-- Start Data excerpt --

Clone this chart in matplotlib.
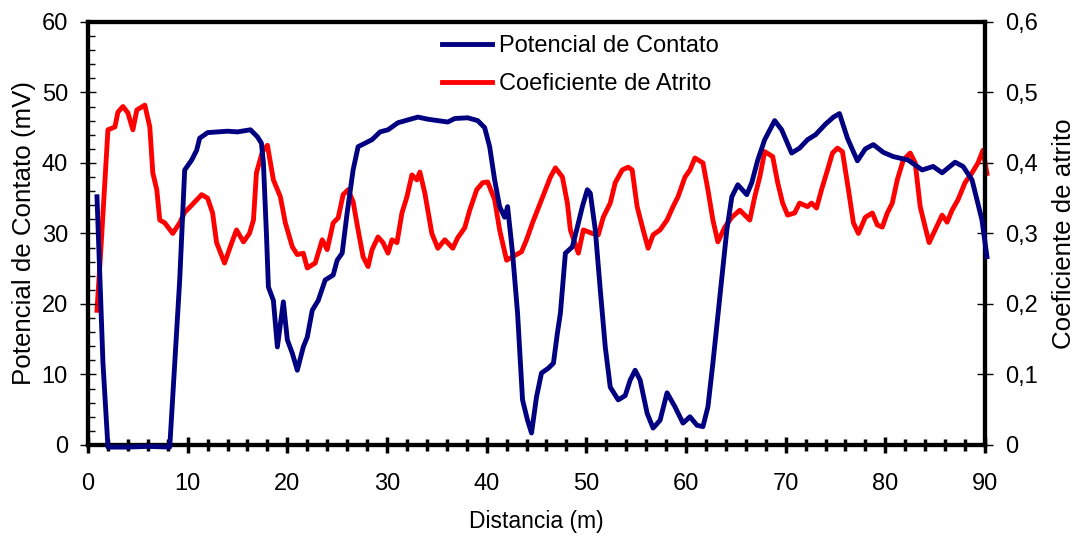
import matplotlib
matplotlib.use("Agg")
import matplotlib.pyplot as plt
from matplotlib.ticker import MultipleLocator, FuncFormatter

# Potencial de contato (mV) — eixo esquerdo
dist_pot = [0.9, 1.2, 1.5, 2.0, 4.0, 6.0, 8.2, 8.7, 9.2, 9.7, 10.4, 10.9, 11.2,
            12.0, 13.0, 14.0, 15.0, 16.3, 17.0, 17.4, 17.6, 17.9, 18.1, 18.6,
            19.0, 19.6, 20.0, 20.5, 21.0, 21.6, 22.0, 22.5, 23.1, 23.8, 24.6,
            25.0, 25.5, 26.0, 26.6, 27.1, 27.8, 28.5, 29.3, 30.1, 31.1, 32.1,
            33.1, 34.1, 35.1, 36.1, 36.8, 38.1, 39.1, 39.8, 40.3, 40.8, 41.3,
            41.8, 42.1, 42.6, 43.1, 43.6, 44.1, 44.5, 45.0, 45.5, 46.2, 46.7,
            47.1, 47.4, 47.9, 48.6, 49.1, 49.6, 50.1, 50.4, 50.9, 51.4, 51.9,
            52.4, 53.2, 53.9, 54.4, 54.9, 55.4, 56.1, 56.7, 57.4, 58.1, 58.9,
            59.7, 60.4, 61.1, 61.7, 62.2, 62.7, 63.4, 64.1, 64.6, 65.2, 66.1,
            66.6, 67.2, 67.9, 68.9, 69.6, 70.6, 71.4, 72.2, 73.0, 74.0, 74.8,
            75.4, 76.2, 77.2, 78.0, 78.8, 79.8, 80.8, 82.3, 83.7, 84.8, 85.7,
            87.0, 87.8, 88.7, 89.7, 90.2]
potencial = [35.2, 23.4, 11.6, -0.3, -0.3, -0.2, -0.3, 11.6, 23.4, 39.0, 40.4,
             41.8, 43.5, 44.3, 44.4, 44.5, 44.4, 44.7, 43.7, 42.8, 40.0, 30.0,
             22.4, 20.5, 13.9, 20.3, 14.9, 13.0, 10.6, 13.9, 15.3, 19.1, 20.5,
             23.4, 24.1, 26.2, 27.2, 32.9, 39.0, 42.3, 42.8, 43.3, 44.4, 44.7,
             45.7, 46.1, 46.5, 46.2, 46.0, 45.8, 46.3, 46.4, 46.0, 45.0, 42.3,
             37.6, 33.8, 32.3, 33.8, 27.2, 18.7, 6.4, 3.5, 1.7, 6.8, 10.2, 10.9,
             11.6, 15.9, 18.7, 27.2, 28.1, 30.9, 33.8, 36.2, 35.7, 30.5, 22.0,
             13.9, 8.2, 6.4, 7.0, 9.2, 10.6, 9.2, 4.5, 2.4, 3.5, 7.4, 5.4, 3.1,
             4.0, 2.8, 2.6, 5.4, 11.6, 21.0, 30.5, 35.2, 36.9, 35.5, 37.2, 40.4,
             43.3, 46.0, 44.7, 41.4, 42.1, 43.3, 44.0, 45.5, 46.5, 47.0, 43.5,
             40.3, 42.0, 42.6, 41.5, 40.9, 40.4, 39.0, 39.5, 38.6, 40.1, 39.5,
             37.6, 31.9, 26.7]

# Coeficiente de atrito — eixo direito
dist_atr = [0.9, 1.3, 1.7, 2.0, 2.7, 3.0, 3.5, 4.0, 4.5, 4.9, 5.7, 6.2, 6.5,
            6.9, 7.2, 7.7, 8.5, 9.2, 9.7, 10.4, 11.4, 12.0, 12.5, 12.9, 13.7,
            14.4, 14.9, 15.6, 16.2, 16.6, 16.9, 17.5, 18.0, 18.6, 19.3, 19.8,
            20.5, 21.0, 21.6, 22.0, 22.8, 23.5, 24.0, 24.6, 25.1, 25.6, 26.1,
            26.6, 27.1, 27.6, 28.1, 28.5, 29.1, 29.6, 30.1, 30.5, 31.0, 31.5,
            32.0, 32.5, 33.0, 33.3, 33.8, 34.5, 35.1, 35.8, 36.6, 37.1, 37.8,
            38.3, 39.0, 39.6, 40.1, 40.8, 41.3, 42.0, 42.6, 43.5, 44.0, 44.6,
            45.1, 45.9, 46.4, 46.9, 47.6, 48.1, 48.4, 49.2, 49.7, 50.6, 51.2,
            51.7, 52.4, 52.9, 53.6, 54.2, 54.6, 55.1, 55.7, 56.2, 56.7, 57.4,
            58.1, 58.7, 59.2, 59.9, 60.4, 60.9, 61.7, 62.2, 62.7, 63.2, 63.9,
            64.6, 65.4, 65.9, 66.4, 66.9, 67.4, 67.9, 68.7, 69.2, 69.7, 70.2,
            70.9, 71.4, 72.2, 72.6, 73.1, 73.6, 74.2, 74.7, 75.2, 75.7, 76.3,
            76.8, 77.3, 78.0, 78.7, 79.2, 79.7, 80.2, 80.7, 81.2, 81.8, 82.5,
            83.0, 83.5, 84.0, 84.4, 85.0, 85.7, 86.2, 86.7, 87.3, 88.0, 88.7,
            89.3, 89.8, 90.2]
atrito = [0.191, 0.280, 0.376, 0.447, 0.451, 0.472, 0.480, 0.471, 0.447, 0.475,
          0.482, 0.451, 0.386, 0.362, 0.319, 0.315, 0.300, 0.315, 0.330, 0.340,
          0.355, 0.350, 0.329, 0.287, 0.258, 0.286, 0.305, 0.288, 0.300, 0.319,
          0.386, 0.416, 0.425, 0.376, 0.352, 0.315, 0.281, 0.270, 0.272, 0.251,
          0.258, 0.291, 0.277, 0.315, 0.322, 0.355, 0.362, 0.345, 0.305, 0.267,
          0.253, 0.277, 0.295, 0.287, 0.272, 0.291, 0.287, 0.329, 0.352, 0.383,
          0.376, 0.387, 0.357, 0.300, 0.279, 0.291, 0.279, 0.294, 0.308, 0.333,
          0.362, 0.372, 0.373, 0.348, 0.305, 0.262, 0.267, 0.274, 0.291, 0.315,
          0.333, 0.362, 0.380, 0.393, 0.380, 0.343, 0.305, 0.272, 0.305, 0.300,
          0.298, 0.323, 0.343, 0.372, 0.390, 0.394, 0.390, 0.338, 0.305, 0.279,
          0.298, 0.305, 0.319, 0.338, 0.352, 0.380, 0.390, 0.407, 0.400, 0.362,
          0.319, 0.288, 0.309, 0.323, 0.333, 0.326, 0.319, 0.352, 0.380, 0.416,
          0.409, 0.372, 0.343, 0.326, 0.329, 0.343, 0.338, 0.343, 0.336, 0.362,
          0.390, 0.414, 0.421, 0.416, 0.362, 0.315, 0.300, 0.323, 0.329, 0.312,
          0.309, 0.329, 0.343, 0.376, 0.404, 0.414, 0.400, 0.338, 0.309, 0.287,
          0.305, 0.326, 0.316, 0.333, 0.348, 0.372, 0.386, 0.400, 0.418, 0.385]

AZUL = "#000080"
VERMELHO = "#ff0000"

plt.rcParams["font.family"] = ["Liberation Sans", "DejaVu Sans"]

fig = plt.figure(figsize=(10.76, 5.42), dpi=100)
ax = fig.add_axes([0.0818, 0.179, 0.8336, 0.7806])
ax2 = ax.twinx()

l1, = ax.plot(dist_pot, potencial, color=AZUL, linewidth=3.5, zorder=3,
              clip_on=False, label="Potencial de Contato")
l2, = ax2.plot(dist_atr, atrito, color=VERMELHO, linewidth=3.5, zorder=3,
               clip_on=False, label="Coeficiente de Atrito")
ax.set_zorder(ax2.get_zorder() + 1)
ax.patch.set_visible(False)

ax.set_xlim(0, 90)
ax.set_ylim(0, 60)
ax2.set_ylim(0, 0.6)

ax.xaxis.set_major_locator(MultipleLocator(10))
ax.xaxis.set_minor_locator(MultipleLocator(2))
ax.yaxis.set_major_locator(MultipleLocator(10))
ax.yaxis.set_minor_locator(MultipleLocator(2))
ax2.yaxis.set_major_locator(MultipleLocator(0.1))
ax2.yaxis.set_major_formatter(
    FuncFormatter(lambda v, _: "0" if abs(v) < 1e-9 else f"{v:.1f}".replace(".", ",")))

ax.tick_params(axis="x", which="major", direction="inout", length=12,
               width=2.5, labelsize=17, pad=14)
ax.tick_params(axis="x", which="minor", direction="inout", length=9, width=2.5)
ax.tick_params(axis="y", which="major", direction="inout", length=11,
               width=1, labelsize=17, pad=9)
ax.tick_params(axis="y", which="minor", direction="in", length=5, width=1)
ax2.tick_params(axis="y", which="major", direction="inout", length=11,
                width=1, labelsize=17, pad=9)

for a in (ax, ax2):
    for lado in a.spines.values():
        lado.set_linewidth(3)

ax.set_xlabel("Distancia (m)", fontsize=16.5, labelpad=11)
ax.set_ylabel("Potencial de Contato (mV)", fontsize=18.6, labelpad=4)
ax2.set_ylabel("Coeficiente de atrito", fontsize=18.6, labelpad=10)

fig.legend([l1, l2], [l1.get_label(), l2.get_label()], loc="upper left",
           bbox_to_anchor=(0.391, 0.974), frameon=False, fontsize=17,
           handlelength=2.1, handletextpad=0.3, labelspacing=0.66)

fig.savefig("out.png", dpi=100)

-- End Data excerpt --

■ Directive:
Omitting all pictures, restate exactly the lines of the material from its start through the line that contains "from matplotlib.ticker import".

■ Answer below:
Clone this chart in matplotlib.
import matplotlib
matplotlib.use("Agg")
import matplotlib.pyplot as plt
from matplotlib.ticker import MultipleLocator, FuncFormatter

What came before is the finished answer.